As we will explain, however, a number of differences still remain. Some of the most interesting and surprising differences concern consequences that one’s conception of infinity has for higher-order logic. Another important question concerns the relation between potential infinity and mathematical intuitionism. We show that potential infinity is not inextricably tied to intuitionistic logic. There are interesting explications of potential inifnity that underwrite classical logic, while still differing in important ways from actual infinity. However, we also find that on some more stringent explications, potential infinity does indeed lead to intuitionistic logic.

  • C. Roberts (OSU) and S. Shapiro (OSU), Logical omniscience and the sense of epistemic modals.

Suppose that in 1990, a mathematician said that

(1) In view of what is known, Fermat’s Last Theorem might be false.

The intuitive verdict is that, in that context (or as assessed from that context), (1) is true. No proof of Fermat’s last theorem known then—by anyone.

On virtually all extant accounts of epistemic modals, however, that utterance of (1) comes out false. The various accounts have it that we first identity an epistemic (or evidential) base from the context. An utterance in the form “it might be that P” is true just in case the prejacent P is consistent with that base. Since our utterer was a mathematician, we can assume that the base includes the axioms of Dedekind-Peano arithmetic (and the rudiments of elliptical function theory). The fact is that the negation of Fermat’s Last Theorem is not consistent with that epistemic base—and never was. That is what Wiles showed (in 1994). We thus confront the matter of logical omniscience.

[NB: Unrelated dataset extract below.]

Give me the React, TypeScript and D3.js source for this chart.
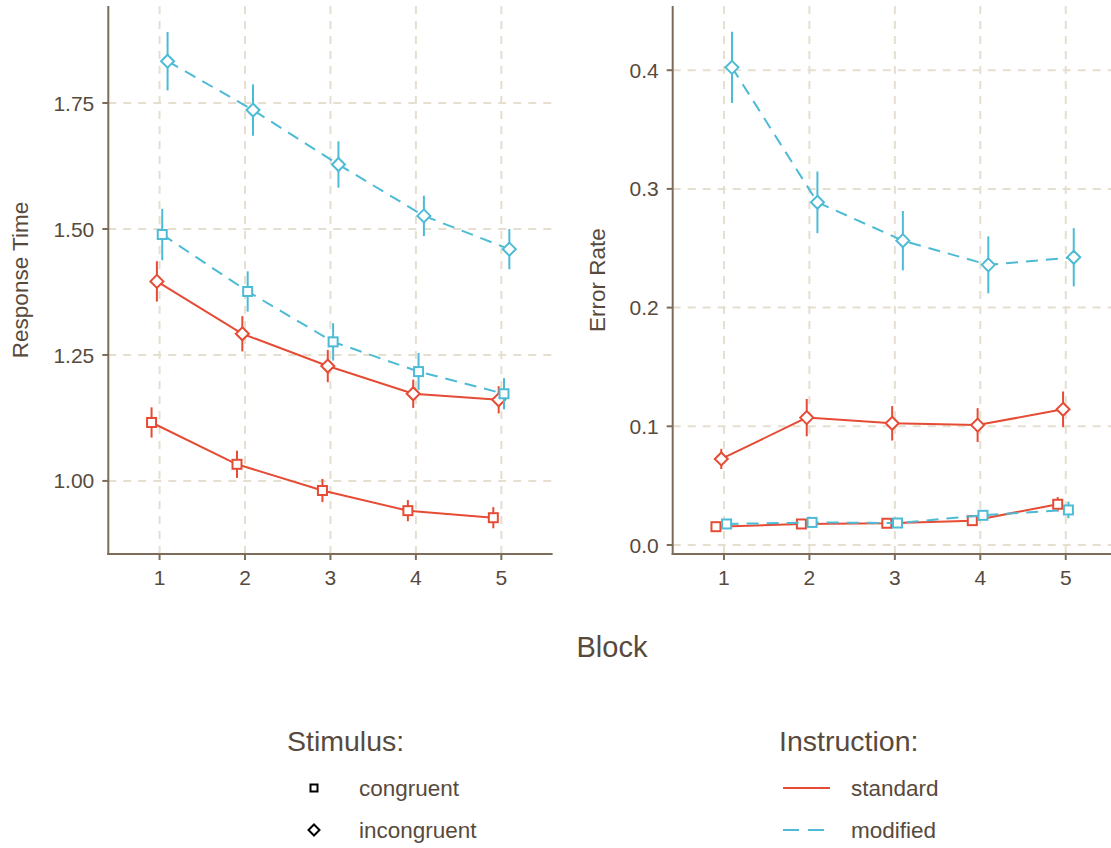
import React, { useRef, useEffect } from "react";
import * as d3 from "d3";

const blocks = [1, 2, 3, 4, 5];

// Response Time: means and half error bars
const rtStdCong = [1.116, 1.033, 0.981, 0.941, 0.927];
const rtStdCongErr = [0.03, 0.027, 0.023, 0.021, 0.021];
const rtStdIncong = [1.396, 1.292, 1.228, 1.173, 1.161];
const rtStdIncongErr = [0.04, 0.035, 0.032, 0.028, 0.027];
const rtModCong = [1.489, 1.376, 1.276, 1.217, 1.173];
const rtModCongErr = [0.051, 0.04, 0.037, 0.037, 0.031];
const rtModIncong = [1.833, 1.736, 1.628, 1.526, 1.46];
const rtModIncongErr = [0.058, 0.051, 0.046, 0.04, 0.04];

// Error Rate: means and half error bars
const erStdCong = [0.0154, 0.0177, 0.0183, 0.0205, 0.0343];
const erStdCongErr = [0.002, 0.002, 0.002, 0.002, 0.006];
const erStdIncong = [0.0725, 0.1073, 0.1025, 0.101, 0.1143];
const erStdIncongErr = [0.0085, 0.0157, 0.0145, 0.0143, 0.015];
const erModCong = [0.0177, 0.019, 0.0185, 0.025, 0.0295];
const erModCongErr = [0.002, 0.002, 0.002, 0.004, 0.007];
const erModIncong = [0.4024, 0.2887, 0.2564, 0.236, 0.2424];
const erModIncongErr = [0.03, 0.026, 0.025, 0.024, 0.0245];

const rtTicks = [1.0, 1.25, 1.5, 1.75];
const erTicks = [0, 0.1, 0.2, 0.3, 0.4];

const stimulusLevels = ["congruent", "incongruent"];
const instructionLevels = ["standard", "modified"];

const RED = "#E64B35";
const BLUE = "#4DBBD5";
const TEXT = "#574a3d";
const AXIS = "#7d6c5a";
const GRID = "#e6dfcf";
const FONT = "'Liberation Sans', Arial, sans-serif";

const App = () => {
  const svgRef = useRef<SVGSVGElement>(null);

  useEffect(() => {
    document.body.style.margin = "0";
    const svg = d3.select(svgRef.current);
    svg.selectAll("*").remove();

    const top = 6;
    const bottom = 554;

    const panels = [
      {
        x0: 108.3, x1: 552.6, domain: [0.855, 1.9425], ticks: rtTicks, fmt: d3.format(".2f"),
        title: "Response Time", titleX: 20,
        series: [
          { instr: "standard", stim: "congruent", vals: rtStdCong, errs: rtStdCongErr },
          { instr: "standard", stim: "incongruent", vals: rtStdIncong, errs: rtStdIncongErr },
          { instr: "modified", stim: "congruent", vals: rtModCong, errs: rtModCongErr },
          { instr: "modified", stim: "incongruent", vals: rtModIncong, errs: rtModIncongErr }
        ]
      },
      {
        x0: 672.7, x1: 1117, domain: [-0.0076, 0.4541], ticks: erTicks, fmt: d3.format(".1f"),
        title: "Error Rate", titleX: 597,
        series: [
          { instr: "standard", stim: "congruent", vals: erStdCong, errs: erStdCongErr },
          { instr: "standard", stim: "incongruent", vals: erStdIncong, errs: erStdIncongErr },
          { instr: "modified", stim: "congruent", vals: erModCong, errs: erModCongErr },
          { instr: "modified", stim: "incongruent", vals: erModIncong, errs: erModIncongErr }
        ]
      }
    ];

    const color = d3.scaleOrdinal<string, string>().domain(instructionLevels).range([RED, BLUE]);
    const dash = d3.scaleOrdinal<string, string>().domain(instructionLevels).range(["none", "12 8"]);
    const dodgeWidth = 0.25;

    const square = (g, x, y, s, stroke, fill) =>
      g.append("rect")
        .attr("x", x - s / 2).attr("y", y - s / 2)
        .attr("width", s).attr("height", s)
        .attr("fill", fill).attr("stroke", stroke).attr("stroke-width", 2);

    const diamond = (g, x, y, r, stroke, fill) =>
      g.append("path")
        .attr("d", `M${x},${y - r}L${x + r},${y}L${x},${y + r}L${x - r},${y}Z`)
        .attr("fill", fill).attr("stroke", stroke).attr("stroke-width", 2);

    panels.forEach(p => {
      const x = d3.scaleLinear().domain([0.4, 5.6]).range([p.x0, p.x1]);
      const y = d3.scaleLinear().domain(p.domain).range([bottom, top]);
      const g = svg.append("g");

      // grid
      g.selectAll(".vgrid").data(blocks).enter().append("line")
        .attr("x1", d => x(d)).attr("x2", d => x(d)).attr("y1", top).attr("y2", bottom)
        .attr("stroke", GRID).attr("stroke-width", 2).attr("stroke-dasharray", "8 7");
      g.selectAll(".hgrid").data(p.ticks).enter().append("line")
        .attr("x1", p.x0).attr("x2", p.x1).attr("y1", d => y(d)).attr("y2", d => y(d))
        .attr("stroke", GRID).attr("stroke-width", 2).attr("stroke-dasharray", "8 7");

      // axes
      g.append("line").attr("x1", p.x0).attr("x2", p.x0).attr("y1", top).attr("y2", bottom + 1)
        .attr("stroke", AXIS).attr("stroke-width", 2);
      g.append("line").attr("x1", p.x0 - 1).attr("x2", p.x1).attr("y1", bottom).attr("y2", bottom)
        .attr("stroke", AXIS).attr("stroke-width", 2);

      g.selectAll(".ytick").data(p.ticks).enter().append("line")
        .attr("x1", p.x0 - 6).attr("x2", p.x0).attr("y1", d => y(d)).attr("y2", d => y(d))
        .attr("stroke", AXIS).attr("stroke-width", 2);
      g.selectAll(".ylab").data(p.ticks).enter().append("text")
        .attr("x", p.x0 - 14).attr("y", d => y(d)).attr("dy", "0.36em")
        .attr("text-anchor", "end").style("font-family", FONT).style("font-size", "21px")
        .attr("fill", TEXT).text(d => p.fmt(d));

      g.selectAll(".xtick").data(blocks).enter().append("line")
        .attr("x1", d => x(d)).attr("x2", d => x(d)).attr("y1", bottom).attr("y2", bottom + 6)
        .attr("stroke", AXIS).attr("stroke-width", 2);
      g.selectAll(".xlab").data(blocks).enter().append("text")
        .attr("x", d => x(d)).attr("y", 585)
        .attr("text-anchor", "middle").style("font-family", FONT).style("font-size", "21px")
        .attr("fill", TEXT).text(d => d);

      g.append("text")
        .attr("transform", `translate(${p.titleX},${(top + bottom) / 2}) rotate(-90)`)
        .attr("text-anchor", "middle").attr("dy", "0.35em")
        .style("font-family", FONT).style("font-size", "22.5px").attr("fill", TEXT)
        .text(p.title);

      // series
      p.series.forEach((s, i) => {
        const off = (i - 1.5) * dodgeWidth / 4;
        const c = color(s.instr);
        const pts = blocks.map((b, j) => ({ x: b + off, v: s.vals[j], e: s.errs[j] }));

        const line = d3.line<{ x: number; v: number }>().x(d => x(d.x)).y(d => y(d.v));
        g.append("path").datum(pts).attr("d", line)
          .attr("fill", "none").attr("stroke", c).attr("stroke-width", 2)
          .attr("stroke-dasharray", dash(s.instr));

        g.selectAll(null).data(pts).enter().append("line")
          .attr("x1", d => x(d.x)).attr("x2", d => x(d.x))
          .attr("y1", d => y(d.v - d.e)).attr("y2", d => y(d.v + d.e))
          .attr("stroke", c).attr("stroke-width", 2);

        pts.forEach(d => {
          if (s.stim === "congruent") square(g, x(d.x), y(d.v), 9, c, "white");
          else diamond(g, x(d.x), y(d.v), 6.5, c, "white");
        });
      });
    });

    // shared x title
    svg.append("text").attr("x", 612).attr("y", 657).attr("text-anchor", "middle")
      .style("font-family", FONT).style("font-size", "29px").attr("fill", TEXT).text("Block");

    // legends
    const leg = svg.append("g");
    leg.append("text").attr("x", 287).attr("y", 751)
      .style("font-family", FONT).style("font-size", "28.5px").attr("fill", TEXT).text("Stimulus:");
    leg.append("text").attr("x", 779).attr("y", 751)
      .style("font-family", FONT).style("font-size", "28.5px").attr("fill", TEXT).text("Instruction:");

    const rowY = [788, 830];
    stimulusLevels.forEach((lv, i) => {
      if (lv === "congruent") square(leg, 314, rowY[i], 7, "black", "white");
      else diamond(leg, 314, rowY[i], 5.5, "black", "white");
      leg.append("text").attr("x", 359).attr("y", rowY[i]).attr("dy", "0.35em")
        .style("font-family", FONT).style("font-size", "22.5px").attr("fill", TEXT).text(lv);
    });
    instructionLevels.forEach((lv, i) => {
      leg.append("line").attr("x1", 783).attr("x2", 830).attr("y1", rowY[i]).attr("y2", rowY[i])
        .attr("stroke", color(lv)).attr("stroke-width", 2).attr("stroke-dasharray", dash(lv) === "none" ? null : "16 9");
      leg.append("text").attr("x", 851).attr("y", rowY[i]).attr("dy", "0.35em")
        .style("font-family", FONT).style("font-size", "22.5px").attr("fill", TEXT).text(lv);
    });
  }, []);

  return <svg ref={svgRef} width={1111} height={848} style={{ display: "block", background: "white" }}></svg>;
};

export default App;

The problem is that modeling epistemic possibility

in terms of quantification over possible worlds presupposes that we know what worlds are possible. But the (sad) fact is that we do not know what is and what is not possible. We did know in 1990 what (1) means. But what we did not know, then, is that Fermat’s Last Theorem is true, and hence that Fermat’s Last Theorem is not false in any possible world. All that was known in 1990 was that if true, Fermat’s Last Theorem was true in all possible worlds, and that if false, Fermat’s Last Theorem was false in all possible worlds.

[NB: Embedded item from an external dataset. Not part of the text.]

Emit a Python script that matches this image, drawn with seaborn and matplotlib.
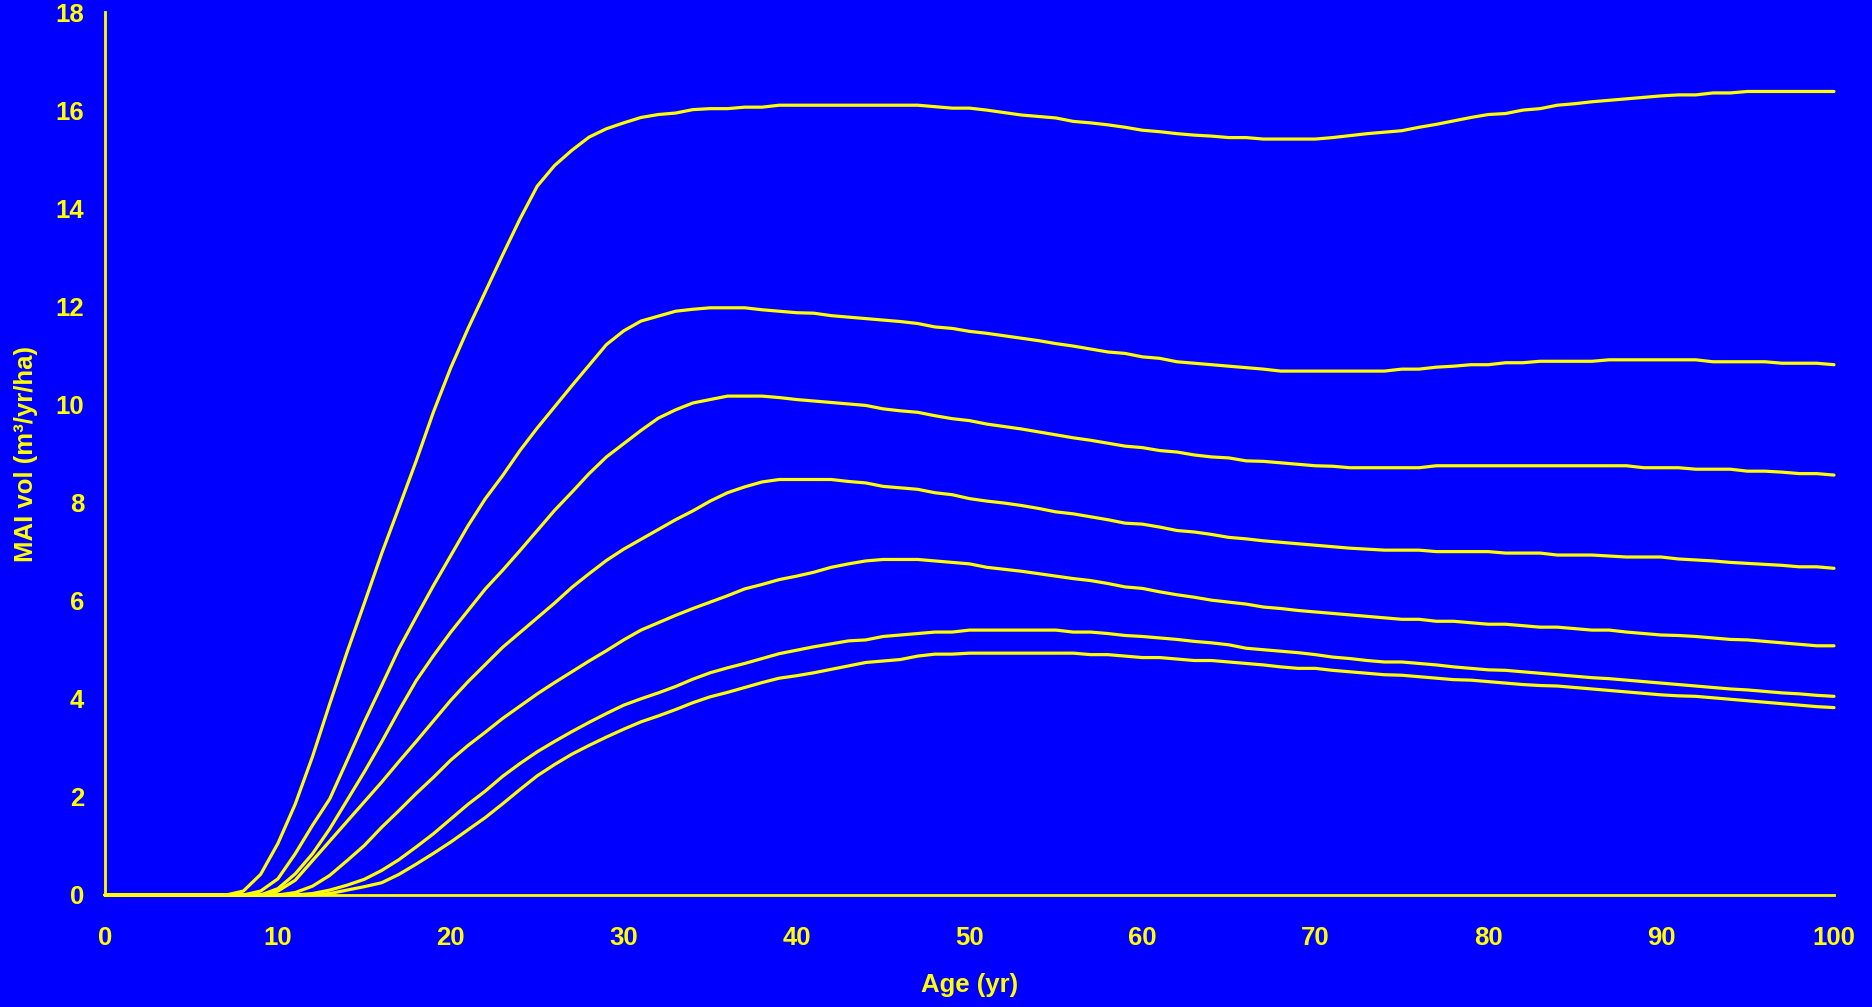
import numpy as np
import pandas as pd
import matplotlib
matplotlib.use("Agg")
import matplotlib.pyplot as plt
import seaborn as sns

ages = list(range(0, 101))

site_1 = [0, 0, 0, 0, 0, 0, 0, 0,
          0.08, 0.42, 1.05, 1.85, 2.82, 3.9, 4.95, 5.95, 6.96, 7.9, 8.85, 9.85,
          10.75, 11.55, 12.3, 13.05, 13.78, 14.45, 14.87, 15.18, 15.45, 15.62,
          15.74, 15.85, 15.91, 15.94, 16.01, 16.03, 16.03, 16.06, 16.06,
          16.1, 16.1, 16.1, 16.1, 16.1, 16.1, 16.1, 16.1, 16.1,
          16.07, 16.04, 16.04, 16.0, 15.95, 15.9, 15.87, 15.84, 15.77, 15.74,
          15.7, 15.65, 15.59, 15.56, 15.52, 15.49, 15.47, 15.44, 15.44, 15.41,
          15.41, 15.41, 15.41,
          15.44, 15.48, 15.52, 15.55, 15.58, 15.65, 15.71, 15.78, 15.85, 15.91,
          15.93, 16.0, 16.03, 16.1, 16.13, 16.17, 16.2, 16.23, 16.26, 16.29,
          16.31, 16.31, 16.35, 16.35,
          16.38, 16.38, 16.38, 16.38, 16.38, 16.38]

site_2 = [0, 0, 0, 0, 0, 0, 0, 0, 0,
          0.08, 0.33, 0.84, 1.42, 1.96, 2.74, 3.53, 4.27, 5.02, 5.67, 6.31,
          6.92, 7.53, 8.08, 8.55, 9.06, 9.52, 9.95, 10.38, 10.8, 11.22,
          11.5, 11.7, 11.8, 11.9, 11.94, 11.97, 11.97, 11.97, 11.93, 11.9,
          11.87, 11.86, 11.81, 11.78, 11.75, 11.72, 11.69, 11.65, 11.58, 11.55,
          11.49, 11.45, 11.4, 11.35, 11.3, 11.24, 11.19, 11.13, 11.07, 11.04,
          10.97, 10.94, 10.87, 10.84, 10.81, 10.78, 10.75, 10.72, 10.68, 10.68,
          10.68, 10.68, 10.68, 10.68, 10.68, 10.72, 10.72, 10.76, 10.78, 10.81,
          10.81, 10.85, 10.85, 10.88, 10.88, 10.88, 10.88, 10.91, 10.91, 10.91,
          10.91, 10.91, 10.91, 10.87, 10.87, 10.87, 10.87, 10.84, 10.84, 10.84,
          10.81]

site_3 = [0, 0, 0, 0, 0, 0, 0, 0, 0, 0,
          0.13, 0.43, 0.84, 1.35, 1.93, 2.51, 3.12, 3.76, 4.37, 4.88,
          5.36, 5.8, 6.24, 6.62, 7.02, 7.43, 7.84, 8.21, 8.59, 8.93,
          9.2, 9.47, 9.72, 9.89, 10.03, 10.1, 10.17, 10.17, 10.17, 10.14,
          10.1, 10.07, 10.04, 10.01, 9.98, 9.91, 9.87, 9.84, 9.77, 9.71,
          9.67, 9.6, 9.55, 9.5, 9.44, 9.38, 9.32, 9.27, 9.21, 9.15,
          9.12, 9.06, 9.03, 8.97, 8.93, 8.91, 8.85, 8.84, 8.81, 8.78,
          8.75, 8.74, 8.71, 8.71, 8.71, 8.71, 8.71, 8.75, 8.75, 8.75,
          8.75, 8.75, 8.75, 8.75, 8.75, 8.75, 8.75, 8.75, 8.75, 8.71,
          8.71, 8.71, 8.68, 8.68, 8.68, 8.64, 8.64, 8.62, 8.59, 8.59,
          8.56]

site_4 = [0, 0, 0, 0, 0, 0, 0, 0, 0, 0,
          0.08, 0.3, 0.7, 1.1, 1.5, 1.9, 2.3, 2.72, 3.13, 3.55,
          3.97, 4.35, 4.7, 5.05, 5.35, 5.65, 5.95, 6.27, 6.55, 6.82,
          7.05, 7.25, 7.45, 7.65, 7.83, 8.03, 8.2, 8.32, 8.42, 8.47,
          8.47, 8.47, 8.47, 8.43, 8.4, 8.33, 8.3, 8.27, 8.2, 8.16,
          8.08, 8.03, 7.99, 7.94, 7.88, 7.81, 7.77, 7.71, 7.65, 7.58,
          7.56, 7.5, 7.43, 7.4, 7.35, 7.29, 7.26, 7.22, 7.19, 7.16,
          7.13, 7.1, 7.07, 7.05, 7.03, 7.03, 7.03, 7.0, 7.0, 7.0,
          7.0, 6.97, 6.97, 6.97, 6.93, 6.93, 6.93, 6.91, 6.89, 6.89,
          6.89, 6.85, 6.83, 6.81, 6.78, 6.76, 6.74, 6.72, 6.69, 6.69,
          6.66]

site_5 = [0, 0, 0, 0, 0, 0, 0, 0, 0, 0, 0,
          0.05, 0.18, 0.4, 0.7, 1.01, 1.38, 1.72, 2.07, 2.4,
          2.75, 3.05, 3.32, 3.6, 3.85, 4.1, 4.33, 4.55, 4.77, 4.98,
          5.2, 5.4, 5.55, 5.7, 5.84, 5.97, 6.1, 6.24, 6.33, 6.43,
          6.5, 6.58, 6.68, 6.75, 6.81, 6.84, 6.84, 6.84, 6.81, 6.78,
          6.75, 6.68, 6.64, 6.6, 6.55, 6.5, 6.45, 6.41, 6.35, 6.28,
          6.25, 6.18, 6.12, 6.07, 6.01, 5.97, 5.93, 5.87, 5.84, 5.8,
          5.77, 5.74, 5.71, 5.68, 5.65, 5.62, 5.62, 5.58, 5.58, 5.55,
          5.52, 5.52, 5.49, 5.46, 5.46, 5.43, 5.4, 5.4, 5.36, 5.33,
          5.3, 5.29, 5.27, 5.24, 5.21, 5.2, 5.17, 5.14, 5.11, 5.08,
          5.08]

site_6 = [0, 0, 0, 0, 0, 0, 0, 0, 0, 0, 0, 0,
          0.03, 0.1, 0.2, 0.32, 0.5, 0.72, 0.98, 1.25,
          1.55, 1.85, 2.12, 2.42, 2.68, 2.92, 3.13, 3.33, 3.52, 3.7,
          3.87, 4.0, 4.12, 4.25, 4.4, 4.53, 4.63, 4.72, 4.82, 4.92,
          4.99, 5.06, 5.12, 5.18, 5.2, 5.27, 5.3, 5.33, 5.36, 5.36,
          5.4, 5.4, 5.4, 5.4, 5.4, 5.4, 5.36, 5.36, 5.33, 5.29,
          5.27, 5.24, 5.21, 5.17, 5.14, 5.1, 5.03, 5.0, 4.97, 4.94,
          4.9, 4.85, 4.82, 4.78, 4.75, 4.75, 4.72, 4.69, 4.65, 4.62,
          4.59, 4.58, 4.55, 4.52, 4.49, 4.46, 4.43, 4.41, 4.38, 4.35,
          4.32, 4.29, 4.26, 4.23, 4.2, 4.18, 4.15, 4.12, 4.1, 4.07,
          4.05]

site_7 = [0, 0, 0, 0, 0, 0, 0, 0, 0, 0, 0, 0, 0,
          0.03, 0.1, 0.17, 0.25, 0.42, 0.63, 0.85,
          1.08, 1.33, 1.58, 1.86, 2.15, 2.43, 2.66, 2.87, 3.05, 3.22,
          3.38, 3.53, 3.65, 3.78, 3.92, 4.04, 4.13, 4.23, 4.33, 4.42,
          4.47, 4.53, 4.6, 4.67, 4.74, 4.77, 4.8, 4.87, 4.91, 4.91,
          4.93, 4.93, 4.93, 4.93, 4.93, 4.93, 4.93, 4.9, 4.9, 4.87,
          4.84, 4.84, 4.81, 4.78, 4.78, 4.75, 4.72, 4.69, 4.65, 4.62,
          4.62, 4.58, 4.55, 4.52, 4.49, 4.48, 4.45, 4.42, 4.39, 4.38,
          4.35, 4.32, 4.29, 4.27, 4.26, 4.23, 4.2, 4.17, 4.14, 4.11,
          4.08, 4.06, 4.05, 4.02, 3.99, 3.96, 3.93, 3.9, 3.87, 3.84,
          3.82]

series = {"1": site_1, "2": site_2, "3": site_3, "4": site_4,
          "5": site_5, "6": site_6, "7": site_7}

x_ticks = [0, 10, 20, 30, 40, 50, 60, 70, 80, 90, 100]
y_ticks = [0, 2, 4, 6, 8, 10, 12, 14, 16, 18]
x_label = "Age (yr)"
y_label = "MAI vol (m³/yr/ha)"

frames = []
for name, vals in series.items():
    assert len(vals) == len(ages), (name, len(vals))
    frames.append(pd.DataFrame({"age": ages, "mai": vals, "site": name}))
df = pd.concat(frames, ignore_index=True)

BLUE = "#0000FF"
YELLOW = "#FFFF00"

sns.set_style("white")
plt.rcParams["font.family"] = ["Liberation Sans", "DejaVu Sans"]
plt.rcParams["font.weight"] = "bold"

fig = plt.figure(figsize=(18.72, 10.07), dpi=100, facecolor=BLUE)
ax = fig.add_axes([105 / 1872, 1 - 895 / 1007, (1834 - 105) / 1872, (895 - 12) / 1007])
ax.set_facecolor(BLUE)

sns.lineplot(data=df, x="age", y="mai", hue="site", units="site", estimator=None,
             palette=[YELLOW] * 7, legend=False, linewidth=2.3, ax=ax,
             solid_joinstyle="round", solid_capstyle="round")

ax.set_xlim(0, 100)
ax.set_ylim(0, 18)
ax.set_xticks(x_ticks)
ax.set_yticks(y_ticks)
ax.set_xticklabels([str(t) for t in x_ticks])
ax.set_yticklabels([str(t) for t in y_ticks])

for s in ["top", "right"]:
    ax.spines[s].set_visible(False)
for s in ["left", "bottom"]:
    ax.spines[s].set_color(YELLOW)
    ax.spines[s].set_linewidth(2.0)

ax.tick_params(axis="both", colors=YELLOW, direction="out", length=6, width=1.2,
               labelsize=18.5, labelcolor=YELLOW)
ax.tick_params(axis="x", pad=16)
ax.tick_params(axis="y", pad=9)
for lab in ax.get_xticklabels() + ax.get_yticklabels():
    lab.set_fontweight("bold")

ax.set_xlabel(x_label, color=YELLOW, fontsize=18.5, fontweight="bold", va="center")
ax.set_ylabel(y_label, color=YELLOW, fontsize=18.5, fontweight="bold", va="center")
ax.xaxis.set_label_coords(0.5, (895 - 985) / 883)
ax.yaxis.set_label_coords((26 - 105) / 1729, 0.5)
ax.grid(False)

for line in ax.get_lines():
    line.set_clip_on(False)

fig.savefig("out.png", dpi=100, facecolor=BLUE)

Here is one way to put it: We knew, then and now, the “sense” of “Fermat’s Last Theorem is false”, but we didn’t yet know its “referent”: the set of possible worlds in which it’s true. Hence, giving the meaning of an epistemic modal statement like (1) in terms of possible worlds gives merely its Bedeutung. We’re after its Sinn.

We consider a number of possibilities that have been suggested for the problem of logical omniscience and epistemic modality, including structured propositions, hyperintensionality, and impossible worlds, and argue that none of these is adequate to the task. We take a Lewisian approach to the problem, asking the question What would the Fregean sinn of a modal proposition do?, and what can we use to model that behavior? We take the desiderata for an adequate account to include that it (a) make use of an epistemic or evidential modal base (Kratzer 1981, von Fintel & Gillies 2010, Roberts 2015); (b) permit finer distinctions between the meanings of modal statements than are possible with a simple set-of-worlds approach; (c) yield a sense that’s intuitively graspable by human agents: something we can reason with, relate to our beliefs and desires, etc.; and yet (d) yield a sense that is public, shared by other competent speakers (the externalist criterion); and (e) include a satisfying account of what it is for evidence to be available for drawing the required inferences, a notion which Stalnaker (1991,1999) and Parikh (2008) argue is crucial for understanding the problem of logical omniscience. Finally, (f) ideally, the resulting account should work smoothly with truth conditional semantics, wherein propositions are sets of possible worlds. That is, the bedeutung of a modal statement should be the proposition expressed, a set of possible worlds; and its sinn should determine that bedeutung, in keeping with Frege’s characterization of those notions.

In this work in progress, we offer a first sketch of an account, wherein the sense of a modal statement is captured in a Discourse Representation Structure. Satisfying contextual presuppositions, like that of a Kratzerian modal base, was the original raison d’etre of DRSes (Kamp 1981, Heim 1982; for modals Roberts 1989, Frank 1997) (criterion a). Like structured propositions, such structures are finer-grained than sets of possible worlds (criterion b), but are arguably better candidates for graspable, public information states than possible worlds (criteria c and d), and their use in reasoning has been fairly well-explored (Kamp & Reyle 1993, Sauer 1993, Kamp, Genabith & Reyle 2011), making them suitable to serve as the basis for natural deduction and abductive inference. We offer an account of how such abstract representations of the sense of modal statements give us the means of explaining what it is for contextual information to be evident and available for drawing inferences, satisfying criterion (e). And DRSes can be verified in possible worlds (Kamp 1981, Kamp & Reyle 1993), so that they are compatible with the usual truth conditional semantics (criterion f). Hence, just as we now know the sense of the next President of the United States, but do not yet know its referent, so in 1990 we knew the sense of (1), but we could not yet say what worlds made it true precisely because we didn’t yet know what worlds were possible.

  • G. Sbardolini (OSU), An Aristotelian theory of modality.

I present an account of the distribution of epistemic readings for modal auxiliaries in the present tense, with evidence from English and Italian, based on Krifka’s (1998) algebraic semantics for telicity. Since the telic/atelic distinction is said to date back to Aristotle (like pretty much everything else), this is an Aristotelian theory. The basic observation is that epistemic modal bases are compatible only with atelic complements, which may be syntactically diverse, i.e. including simple stative predications, habituals or progressives. Furthermore, present tense epistemic modality is restricted to an interpretation of the time at which the complement is realized as overlapping the evaluation time of the modal (which, in the unembedded contexts I’ll be concerned with, is utterance time). This account falls out naturally from the evidential restrictions associated with the use of epistemic modals, assuming that speakers systematically cast aside evidential claims about events that have not yet taken place at the time of utterance, in favor of non-epistemic readings on which the event is understood as, say, required or permitted to come about in the near future.